Description of the task: Print exactly, please, the lines from the top of the entries below up to and including the line with "20, color: '#222'", and nothing else; pictures are excluded.

Stored dataset items
☆ ☆ ☆
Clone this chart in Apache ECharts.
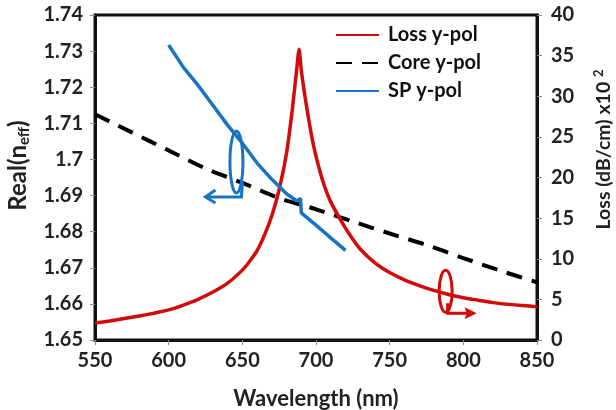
<!DOCTYPE html>
<html>
<head>
<meta charset="utf-8">
<script src="https://cdn.jsdelivr.net/npm/echarts@6/dist/echarts.min.js"></script>
<style>
  html, body { margin: 0; padding: 0; background: #fff; }
  #chart { width: 616px; height: 410px; }
</style>
</head>
<body>
<div id="chart"></div>
<script>
var chartDom = document.getElementById('chart');
var myChart = echarts.init(chartDom);
var option;

// Loss y-pol (right axis, dB/cm x10^2)
var lossWl  = [550, 560, 570, 580, 590, 600, 610, 620, 630, 640, 650, 655, 660, 665, 670, 675, 680, 684, 687, 688.5,
               690, 692.5, 695, 698, 702, 706, 710, 716, 722, 730, 740, 750, 760, 770, 780, 790, 800, 810, 820, 830, 840, 850];
var lossVal = [2.1, 2.35, 2.65, 2.95, 3.3, 3.7, 4.3, 5.0, 5.9, 7.0, 8.6, 9.7, 11.0, 12.9, 15.3, 18.5, 23.0, 28.5, 33.5, 35.8,
               33.2, 30.0, 27.2, 24.2, 21.2, 18.8, 17.0, 15.0, 13.2, 11.2, 9.5, 8.3, 7.4, 6.7, 6.1, 5.6, 5.2, 4.9, 4.6, 4.4, 4.25, 4.1];

// Core y-pol (left axis, Real(neff))
var coreWl  = [550, 575, 600, 625, 650, 675, 700, 725, 750, 775, 800, 825, 850];
var coreVal = [1.7125, 1.7075, 1.7025, 1.6975, 1.6935, 1.6893, 1.6862, 1.6828, 1.6795, 1.6763, 1.6727, 1.6692, 1.6660];

// SP y-pol (left axis)
var spWl    = [600, 610, 620, 630, 640, 650, 660, 670, 680, 687, 689.5, 690, 700, 710, 720];
var spVal   = [1.7317, 1.7255, 1.7205, 1.7150, 1.7095, 1.7045, 1.6990, 1.6945, 1.6905, 1.6885, 1.6892, 1.6852, 1.6818, 1.6783, 1.6748];

function pairs(xs, ys) {
  var out = [];
  for (var i = 0; i < xs.length; i++) out.push([xs[i], ys[i]]);
  return out;
}

var FONT = 'Lato';
var labelStyle = { fontFamily: FONT, fontWeight: 'bold', fontSize: 20, color: '#222' };

option = {
  animation: false,
  grid: {
    left: 95, right: 79, top: 15, bottom: 70,
    outerBoundsMode: 'none',
    show: true, borderColor: '#111', borderWidth: 3
  },
  legend: {
    orient: 'vertical',
    left: 335, top: 25, padding: 0,
    itemWidth: 43, itemHeight: 14, itemGap: 8,
    itemStyle: { opacity: 0 },
    textStyle: { fontFamily: FONT, fontWeight: 'bold', fontSize: 20, color: '#111', padding: [0, 0, 0, 4] },
    data: ['Loss y-pol', 'Core y-pol', 'SP y-pol']
  },
  xAxis: {
    type: 'value', min: 550, max: 850, interval: 50,
    name: 'Wavelength (nm)', nameLocation: 'middle', nameGap: 48,
    nameTextStyle: { fontFamily: FONT, fontWeight: 'bold', fontSize: 22, color: '#222' },
    axisLine: { lineStyle: { color: '#111', width: 3 } },
    axisTick: { show: true, length: 5, lineStyle: { color: '#888' } },
    axisLabel: Object.assign({ margin: 11 }, labelStyle),
    splitLine: { show: false }
  },
  yAxis: [
    {
      type: 'value', min: 1.65, max: 1.74, interval: 0.01,
      name: 'Real(n{sub|eff})', nameLocation: 'middle', nameGap: 63,
      nameTextStyle: {
        fontFamily: FONT, fontWeight: 'bold', fontSize: 24, color: '#222',
        padding: [0, 0, 0, 24],
        rich: { sub: { fontFamily: FONT, fontWeight: 'bold', fontSize: 15, color: '#222', padding: [12, 0, 0, 0] } }
      },
      axisLine: { show: true, lineStyle: { color: '#111', width: 3 } },
      axisTick: { show: true, length: 5, lineStyle: { color: '#888' } },
      axisLabel: Object.assign({ margin: 12 }, labelStyle),
      splitLine: { show: false }
    },
    {
      type: 'value', min: 0, max: 40, interval: 5, position: 'right',
      name: 'Loss (dB/cm) x10 {sup|2}', nameLocation: 'middle', nameGap: 55,
      nameTextStyle: {
        fontFamily: FONT, fontWeight: 'bold', fontSize: 19.5, color: '#222',
        padding: [0, 0, 0, 56],
        rich: { sup: { fontFamily: FONT, fontWeight: 'bold', fontSize: 13, color: '#222', padding: [0, 0, 11, 0] } }
      },
      axisLine: { show: true, lineStyle: { color: '#111', width: 3 } },
      axisTick: { show: true, length: 5, lineStyle: { color: '#888' } },
      axisLabel: Object.assign({ margin: 14 }, labelStyle),
      splitLine: { show: false }
    }
  ],
  series: [
    {
      name: 'Loss y-pol', type: 'line', yAxisIndex: 1,
      data: pairs(lossWl, lossVal),
      symbol: 'none', smooth: 0.2,
      lineStyle: { color: '#d10a0a', width: 3.5 },
      itemStyle: { color: '#d10a0a' }, z: 3
    },
    {
      name: 'Core y-pol', type: 'line', yAxisIndex: 0,
      data: pairs(coreWl, coreVal),
      symbol: 'none', smooth: 0.3,
      lineStyle: { color: '#000', width: 4, type: [16, 10] },
      itemStyle: { color: '#000' }, z: 2
    },
    {
      name: 'SP y-pol', type: 'line', yAxisIndex: 0,
      data: pairs(spWl, spVal),
      symbol: 'none',
      lineStyle: { color: '#1a72c4', width: 3.5 },
      itemStyle: { color: '#1a72c4' }, z: 4
    }
  ]
};

option && myChart.setOption(option);

// circled-axis annotations, positioned from data coordinates
var b = myChart.convertToPixel({ xAxisIndex: 0, yAxisIndex: 0 }, [646, 1.6993]);
var r = myChart.convertToPixel({ xAxisIndex: 0, yAxisIndex: 1 }, [788, 6.0]);
var blue = '#1a72c4', red = '#d10a0a';

myChart.setOption({
  graphic: [
    { type: 'ellipse', shape: { cx: b[0], cy: b[1], rx: 6.5, ry: 31 }, style: { fill: null, stroke: blue, lineWidth: 3 }, z: 10 },
    { type: 'polyline', shape: { points: [[b[0] + 6, b[1] + 20], [b[0] + 5, b[1] + 35], [b[0] - 31, b[1] + 35]] }, style: { fill: null, stroke: blue, lineWidth: 3 }, z: 10 },
    { type: 'polyline', shape: { points: [[b[0] - 21, b[1] + 28], [b[0] - 31, b[1] + 35], [b[0] - 21, b[1] + 41]] }, style: { fill: null, stroke: blue, lineWidth: 3 }, z: 10 },
    { type: 'ellipse', shape: { cx: r[0], cy: r[1], rx: 6.5, ry: 21 }, style: { fill: null, stroke: red, lineWidth: 3 }, z: 10 },
    { type: 'polyline', shape: { points: [[r[0] + 2, r[1] + 12], [r[0] + 2, r[1] + 22], [r[0] + 22, r[1] + 22]] }, style: { fill: null, stroke: red, lineWidth: 3 }, z: 10 },
    { type: 'polygon', shape: { points: [[r[0] + 31, r[1] + 22], [r[0] + 19, r[1] + 16], [r[0] + 21, r[1] + 22], [r[0] + 19, r[1] + 28]] }, style: { fill: red }, z: 10 }
  ]
});
</script>
</body>
</html>
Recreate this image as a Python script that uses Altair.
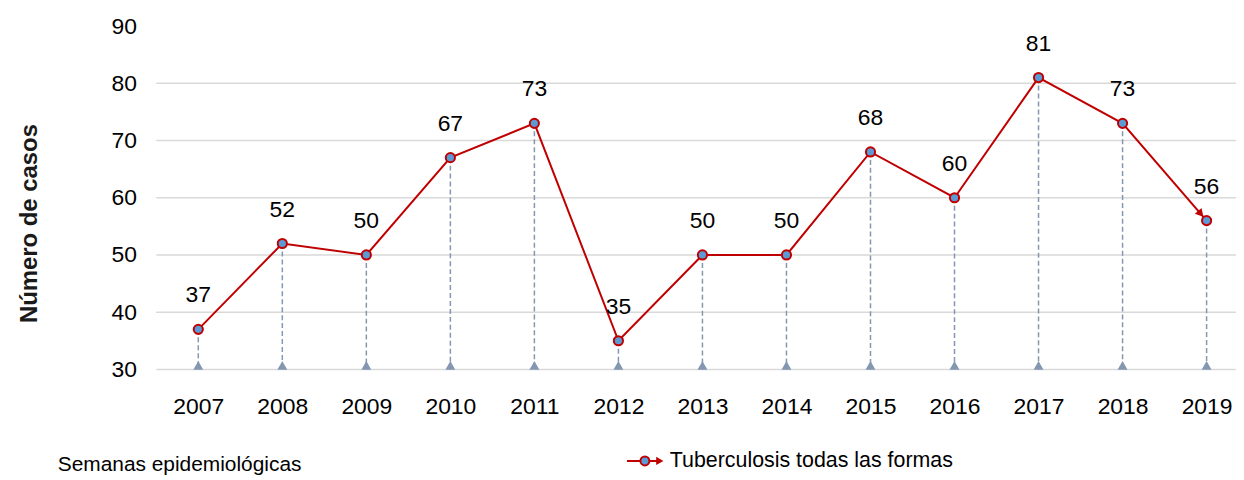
import math
import altair as alt
import pandas as pd

years = [2007, 2008, 2009, 2010, 2011, 2012, 2013, 2014, 2015, 2016, 2017, 2018, 2019]
cases = [37, 52, 50, 67, 73, 35, 50, 50, 68, 60, 81, 73, 56]
y_ticks = [30, 40, 50, 60, 70, 80, 90]
grid_vals = [30, 40, 50, 60, 70, 80]
series_name = "Tuberculosis todas las formas"
x_caption = "Semanas epidemiológicas"
y_title = "Número de casos"

NARROW = "Liberation Sans, Arial, sans-serif"
BOLD = "Liberation Sans, Arial, sans-serif"
RED = "#c00000"
BLUE = "#5b9bd5"
DROP = "#8497b0"
GRID = "#d9d9d9"

W, H = 1085, 345
X_DOM = [2006.5, 2019.35]
Y_DOM = [30, 90]

df = pd.DataFrame({"year": years, "cases": cases})
grid_df = pd.DataFrame({"g": grid_vals})

# arrow direction on last segment, from the scales' pixel ratios
px_x = W / (X_DOM[1] - X_DOM[0])
px_y = H / (Y_DOM[1] - Y_DOM[0])
dx = (years[-1] - years[-2]) * px_x
dy = (cases[-2] - cases[-1]) * px_y
ang = math.degrees(math.atan2(dy, dx))
back = 9

x_scale = alt.Scale(domain=X_DOM, nice=False, zero=False)
y_scale = alt.Scale(domain=Y_DOM, nice=False, zero=False)

x_enc = alt.X("year:Q", scale=x_scale,
              axis=alt.Axis(values=years, format="d", title=None, grid=False, domain=False,
                            ticks=False, tickSize=0, labelFont=NARROW, labelFontSize=23,
                            labelColor="black", labelPadding=26, labelFlush=False))
y_enc = alt.Y("cases:Q", scale=y_scale,
              axis=alt.Axis(values=y_ticks, title=y_title, grid=False,
                            domain=False, ticks=False, tickSize=0,
                            labelFont=NARROW, labelFontSize=23, labelColor="black",
                            labelPadding=20,
                            titleFont=BOLD, titleFontSize=24, titleFontWeight="bold",
                            titleColor="#1a1a1a", titleAngle=-90, titleX=-127, titleY=198,
                            titleAlign="center", titleBaseline="middle"))

grid = alt.Chart(grid_df).mark_rule(color=GRID, strokeWidth=1.5).encode(
    y=alt.Y("g:Q", scale=y_scale), x=alt.value(0), x2=alt.value(W))

base = alt.Chart(df)

drops = base.mark_rule(color=DROP, strokeWidth=1.5, strokeDash=[5, 3]).encode(
    x=x_enc, y=y_enc, y2=alt.datum(30))
tris = base.mark_point(shape="triangle-up", filled=True, color=DROP, size=100,
                       opacity=1, yOffset=-4).encode(x=x_enc, y=alt.datum(30))
line = base.mark_line(color=RED, strokeWidth=2).encode(x=x_enc, y=y_enc)
arrow = base.transform_filter(alt.datum.year == years[-1]).mark_point(
    shape="triangle-right", filled=True, color=RED, size=80, opacity=1, angle=ang,
    xOffset=-math.cos(math.radians(ang)) * back,
    yOffset=-math.sin(math.radians(ang)) * back).encode(x=x_enc, y=y_enc)
pts = base.mark_circle(fill=BLUE, stroke=RED, strokeWidth=2, size=85, opacity=1).encode(
    x=x_enc, y=y_enc)
labels = base.mark_text(dy=-34, font=NARROW, fontSize=23, color="black").encode(
    x=x_enc, y=y_enc, text=alt.Text("cases:Q"))

leg_df = pd.DataFrame({"t": [series_name]})
leg = alt.Chart(leg_df)
leg_line = leg.mark_rule(color=RED, strokeWidth=2).encode(
    x=alt.value(473), x2=alt.value(506), y=alt.value(437))
leg_arrow = leg.mark_point(shape="triangle-right", filled=True, color=RED, size=70,
                           opacity=1).encode(x=alt.value(506), y=alt.value(437))
leg_pt = leg.mark_circle(fill=BLUE, stroke=RED, strokeWidth=2, size=80, opacity=1).encode(
    x=alt.value(491), y=alt.value(437))
leg_txt = leg.mark_text(align="left", baseline="middle", font=NARROW, fontSize=21.5,
                        color="black").encode(x=alt.value(516), y=alt.value(437), text="t:N")

cap_df = pd.DataFrame({"t": [x_caption]})
cap = alt.Chart(cap_df).mark_text(align="left", baseline="middle", font=NARROW, fontSize=21,
                                  color="black").encode(x=alt.value(-99), y=alt.value(441),
                                                        text="t:N")

chart = alt.layer(grid, drops, tris, line, arrow, pts, labels, leg_line, leg_arrow, leg_pt,
                  leg_txt, cap).resolve_scale(y="shared").properties(
    width=W, height=H,
    background="white",
    autosize=alt.AutoSizeParams(type="none"),
    padding={"left": 149, "top": 17, "right": 0, "bottom": 110},
).configure_view(stroke=None)

chart.save("out.html", embed_options={"renderer": "svg", "actions": False})
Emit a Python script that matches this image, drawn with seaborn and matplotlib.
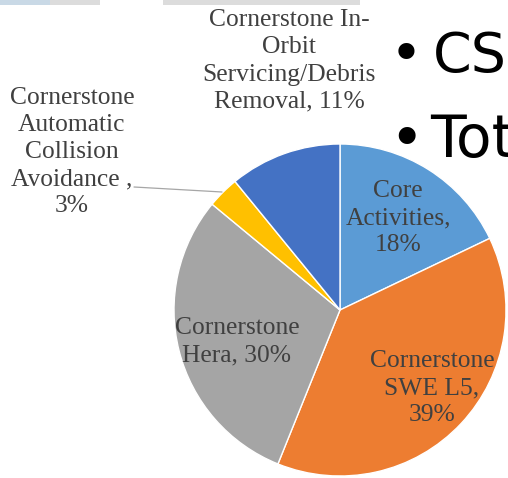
import matplotlib
matplotlib.use("Agg")
import matplotlib.pyplot as plt
import seaborn as sns
from matplotlib.patches import Rectangle
from matplotlib.lines import Line2D

# ---- data ----
categories = ["Core Activities", "Cornerstone SWE L5", "Cornerstone Hera",
              "Cornerstone Automatic Collision Avoidance",
              "Cornerstone In-Orbit Servicing/Debris Removal"]
shares = [17.9, 38.2, 29.9, 3.1, 10.9]
label_texts = ["Core\nActivities,\n18%",
               "Cornerstone\nSWE L5,\n39%",
               "Cornerstone\nHera, 30%",
               "Cornerstone\nAutomatic\nCollision\nAvoidance ,\n3%",
               "Cornerstone In-\nOrbit\nServicing/Debris\nRemoval, 11%"]
colors = ["#5B9BD5", "#ED7D31", "#A5A5A5", "#FFC000", "#4472C4"]
bullet_words = ["CS", "Tot"]

sns.set_theme(style="white")

W, H = 508, 478
fig = plt.figure(figsize=(W / 100, H / 100), dpi=100)
fig.patch.set_facecolor("white")


def px(x, y):
    return x / W, 1 - y / H


# faint cropped slide elements at the very top
fig.patches.append(Rectangle(px(0, 5), 50 / W, 5 / H, transform=fig.transFigure,
                             facecolor="#c9d9e6", edgecolor="none"))
fig.patches.append(Rectangle(px(50, 5), 50 / W, 5 / H, transform=fig.transFigure,
                             facecolor="#dcdcdc", edgecolor="none"))
fig.patches.append(Rectangle(px(163, 5), 197 / W, 5 / H, transform=fig.transFigure,
                             facecolor="#dcdcdc", edgecolor="none"))

# pie axes: center (340,310), radius 166 px
cx, cy, r = 340, 310, 166
ax = fig.add_axes([(cx - r) / W, 1 - (cy + r) / H, 2 * r / W, 2 * r / H])
ax.pie(shares, colors=colors, startangle=90, counterclock=False,
       wedgeprops=dict(edgecolor="white", linewidth=1.0))
ax.set_xlim(-1, 1)
ax.set_ylim(-1, 1)
ax.set_aspect("equal")
ax.axis("off")

label_pos = [(398, 218), (432, 388), (237, 342), (72, 152), (289, 61)]
for txt, (x, y) in zip(label_texts, label_pos):
    fig.text(*px(x, y), txt, ha="center", va="center", fontsize=18.4,
             family="Liberation Serif", color="#404040", linespacing=1.3)

# leader line for the small slice
fig.lines.append(Line2D([134 / W, 222 / W], [1 - 187 / H, 1 - 192 / H],
                        transform=fig.transFigure, color="#a6a6a6", lw=0.9))

# cropped slide bullets on the right
bullet_rows = [(72, 40, 433), (157, 42, 430)]
for word, (base, fs, wx) in zip(bullet_words, bullet_rows):
    fig.text(*px(406, base), "\u2022", ha="center", va="baseline", fontsize=fs,
             family="DejaVu Sans", color="black")
    fig.text(*px(wx, base), word, ha="left", va="baseline", fontsize=fs,
             family="DejaVu Sans", color="black")

fig.savefig("out.png", dpi=100)
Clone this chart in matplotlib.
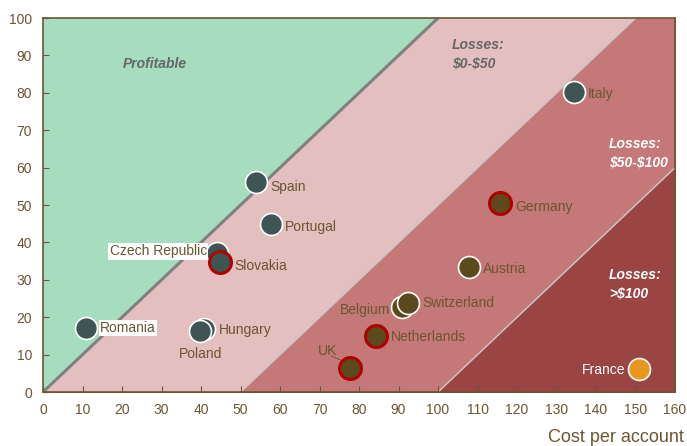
import matplotlib.pyplot as plt
import numpy as np

plt.rcParams['font.family'] = ['Liberation Sans', 'DejaVu Sans']
plt.rcParams['text.parse_math'] = False

# cost per account vs revenue per account, by country
countries = ['Romania', 'Hungary', 'Poland', 'Czech Republic', 'Slovakia', 'Spain',
             'Portugal', 'Italy', 'Germany', 'Austria', 'Belgium', 'Switzerland',
             'Netherlands', 'UK', 'France']
cost = [10.9, 40.8, 39.7, 44.1, 44.9, 54.0, 57.6, 134.4, 115.6, 107.8, 91.0, 92.3, 84.4, 77.6, 150.9]
revenue = [17.1, 16.8, 16.3, 37.2, 34.8, 56.1, 44.9, 80.2, 50.5, 33.4, 22.7, 23.8, 15.0, 6.4, 6.1]
group = ['a', 'a', 'a', 'a', 'a', 'a', 'a', 'a', 'b', 'b', 'b', 'b', 'b', 'b', 'c']
red_ring = ['Slovakia', 'Germany', 'Netherlands', 'UK']

brown = '#6b5532'
face = {'a': '#3e5553', 'b': '#5c4a1e', 'c': '#e8961e'}

fig = plt.figure(figsize=(6.87, 4.46), dpi=100)
ax = fig.add_axes([0.0626, 0.121, 0.92, 0.8386])
ax.set_xlim(0, 160)
ax.set_ylim(0, 100)

# profit / loss bands
ax.fill_between([0, 160], [0, 0], [100, 100], color='#9b4444', zorder=0)
ax.fill([0, 100, 160, 160, 100, 0], [0, 0, 60, 100, 100, 100], color='#c47878', zorder=0)
ax.fill([0, 50, 150, 0], [0, 0, 100, 100], color='#e3bfbf', zorder=0)
ax.fill([0, 100, 0], [0, 100, 100], color='#a6ddbe', zorder=0)
ax.plot([0, 100], [0, 100], color='#808080', lw=2.2, zorder=1)
ax.plot([50, 150], [0, 100], color='#c8c8c8', lw=1, zorder=1)
ax.plot([100, 160], [0, 60], color='#c8c8c8', lw=1, zorder=1)

for c, x, y, g in zip(countries, cost, revenue, group):
    ec = '#b00000' if c in red_ring else 'white'
    lw = 2.2 if c in red_ring else 1.2
    ax.scatter(x, y, s=250, facecolor=face[g], edgecolor=ec, linewidth=lw, zorder=3)

lab = dict(fontsize=10, color=brown, va='center', zorder=4)
box = dict(facecolor='white', edgecolor='none', pad=1)
ax.text(14.5, 17.1, 'Romania', bbox=box, **lab)
ax.text(44.5, 16.5, 'Hungary', **lab)
ax.text(34.5, 10.2, 'Poland', **lab)
ax.text(41.5, 37.6, 'Czech Republic', ha='right', bbox=box, **lab)
ax.text(48.5, 33.8, 'Slovakia', **lab)
ax.text(57.5, 54.8, 'Spain', **lab)
ax.text(61.2, 44.0, 'Portugal', **lab)
ax.text(138, 79.8, 'Italy', **lab)
ax.text(119.5, 49.5, 'Germany', **lab)
ax.text(111.5, 32.9, 'Austria', **lab)
ax.text(87.8, 21.8, 'Belgium', ha='right', **lab)
ax.text(96, 23.8, 'Switzerland', **lab)
ax.text(88, 14.8, 'Netherlands', **lab)
ax.text(69.5, 11.1, 'UK', **lab)
ax.plot([73.0, 75.3], [9.6, 8.6], color=brown, lw=0.6, zorder=2)
ax.text(147.3, 5.9, 'France', ha='right', fontsize=10, color='white', va='center', zorder=4)

reg = dict(fontsize=10, fontweight='bold', style='italic', linespacing=1.4, va='center')
ax.text(20.3, 87.8, 'Profitable', color='#666666', **reg)
ax.text(103.5, 90.2, 'Losses:\n$0-$50', color='#666666', **reg)
ax.text(143.3, 63.8, 'Losses:\n$50-$100', color='white', **reg)
ax.text(143.3, 28.9, 'Losses:\n>$100', color='white', **reg)

ax.set_xticks(np.arange(0, 161, 10))
ax.set_yticks(np.arange(0, 101, 10))
ax.tick_params(direction='in', length=4, color=brown, labelcolor=brown, labelsize=10, pad=8)
for s in ax.spines.values():
    s.set_color(brown)
    s.set_linewidth(1.2)
fig.text(684 / 687, 1 - 437 / 446, 'Cost per account', fontsize=13, color=brown,
         ha='right', va='center')

fig.savefig('out.png', dpi=100)
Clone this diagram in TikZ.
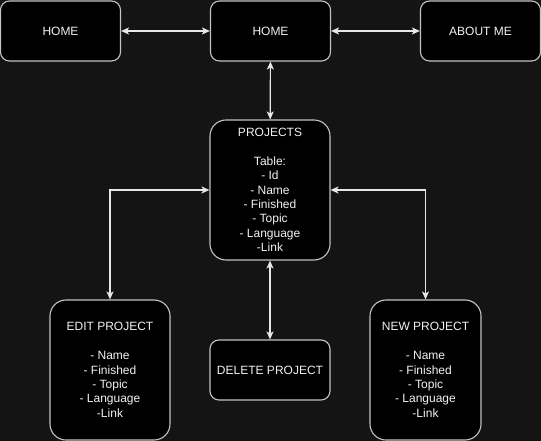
\documentclass[tikz,border=0pt]{standalone}
\usepackage{fontspec}
\setmainfont{Liberation Sans}
\usetikzlibrary{arrows.meta,positioning}
\definecolor{fond}{HTML}{141414}
\definecolor{bord}{HTML}{C4C4C4}
\definecolor{fleche}{HTML}{E8E8E8}
\definecolor{texte}{HTML}{F2F2F2}
\tikzset{page/.style={draw=bord,fill=black,text=texte,line width=1.1pt,
    align=center,font=\fontsize{12}{14.4}\selectfont,inner sep=0pt},
  lien/.style={draw=fleche,line width=1.2pt,
    {Stealth[length=8pt,width=7pt,inset=2pt]}-{Stealth[length=8pt,width=7pt,inset=2pt]}}}

\begin{document}
\begin{tikzpicture}[x=1pt,y=-1pt]%
        \path[use as bounding box,fill=fond] (0,0) rectangle (541,441);%%
        \begin{scope}
        \tikzstyle{every node}=[page,minimum width=120pt,minimum height=60pt,rounded corners=9pt] %%
        \node (home1) at (60.5,31)  {HOME}; %%
        \node (home2) at (270.5,31)  {HOME}; %%
        \node (about) at (480.5,31)  {ABOUT ME}; %%
        \node (del) at (270,370)  {DELETE PROJECT}; %%
        \end{scope}
        \begin{scope}
        \tikzstyle{every node}=[page,minimum height=140pt,rounded corners=16pt] %%
        \node[minimum width=120pt] (proj) at (270,190)  {PROJECTS\\[14.4pt]Table:\\- Id\\- Name\\- Finished\\- Topic\\- Language\\-Link}; %%
        \node[minimum width=120pt] (edit) at (110,370)  {EDIT PROJECT\\[14.4pt]- Name\\- Finished\\- Topic\\- Language\\-Link}; %%
        \node[minimum width=111pt] (new) at (425.5,370)  {NEW PROJECT\\[14.4pt]- Name\\- Finished\\- Topic\\- Language\\-Link}; %%
        \end{scope}
        \draw[lien] (home1)--(home2);  %%
        \draw[lien] (home2)--(about);  %%
        \draw[lien] (home2)--(proj);  %%
        \draw[lien] (proj)--(del);  %%
        \draw[lien] (proj)-|(edit);  %%
        \draw[lien] (proj)-|(new);  %%
\end{tikzpicture}
\end{document}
☆ ☆ ☆
Result of the exercise:
Clone this chart in Apache ECharts.
<!DOCTYPE html>
<html>
<head>
<meta charset="utf-8">
<script src="https://cdn.jsdelivr.net/npm/echarts@6/dist/echarts.min.js"></script>
<style>
  html, body { margin: 0; padding: 0; background: #fff; }
  #chart { width: 616px; height: 410px; }
</style>
</head>
<body>
<div id="chart"></div>
<script>
var chartDom = document.getElementById('chart');
var myChart = echarts.init(chartDom);
var option;

// Loss y-pol (right axis, dB/cm x10^2)
var lossWl  = [550, 560, 570, 580, 590, 600, 610, 620, 630, 640, 650, 655, 660, 665, 670, 675, 680, 684, 687, 688.5,
               690, 692.5, 695, 698, 702, 706, 710, 716, 722, 730, 740, 750, 760, 770, 780, 790, 800, 810, 820, 830, 840, 850];
var lossVal = [2.1, 2.35, 2.65, 2.95, 3.3, 3.7, 4.3, 5.0, 5.9, 7.0, 8.6, 9.7, 11.0, 12.9, 15.3, 18.5, 23.0, 28.5, 33.5, 35.8,
               33.2, 30.0, 27.2, 24.2, 21.2, 18.8, 17.0, 15.0, 13.2, 11.2, 9.5, 8.3, 7.4, 6.7, 6.1, 5.6, 5.2, 4.9, 4.6, 4.4, 4.25, 4.1];

// Core y-pol (left axis, Real(neff))
var coreWl  = [550, 575, 600, 625, 650, 675, 700, 725, 750, 775, 800, 825, 850];
var coreVal = [1.7125, 1.7075, 1.7025, 1.6975, 1.6935, 1.6893, 1.6862, 1.6828, 1.6795, 1.6763, 1.6727, 1.6692, 1.6660];

// SP y-pol (left axis)
var spWl    = [600, 610, 620, 630, 640, 650, 660, 670, 680, 687, 689.5, 690, 700, 710, 720];
var spVal   = [1.7317, 1.7255, 1.7205, 1.7150, 1.7095, 1.7045, 1.6990, 1.6945, 1.6905, 1.6885, 1.6892, 1.6852, 1.6818, 1.6783, 1.6748];

function pairs(xs, ys) {
  var out = [];
  for (var i = 0; i < xs.length; i++) out.push([xs[i], ys[i]]);
  return out;
}

var FONT = 'Lato';
var labelStyle = { fontFamily: FONT, fontWeight: 'bold', fontSize: 20, color: '#222' };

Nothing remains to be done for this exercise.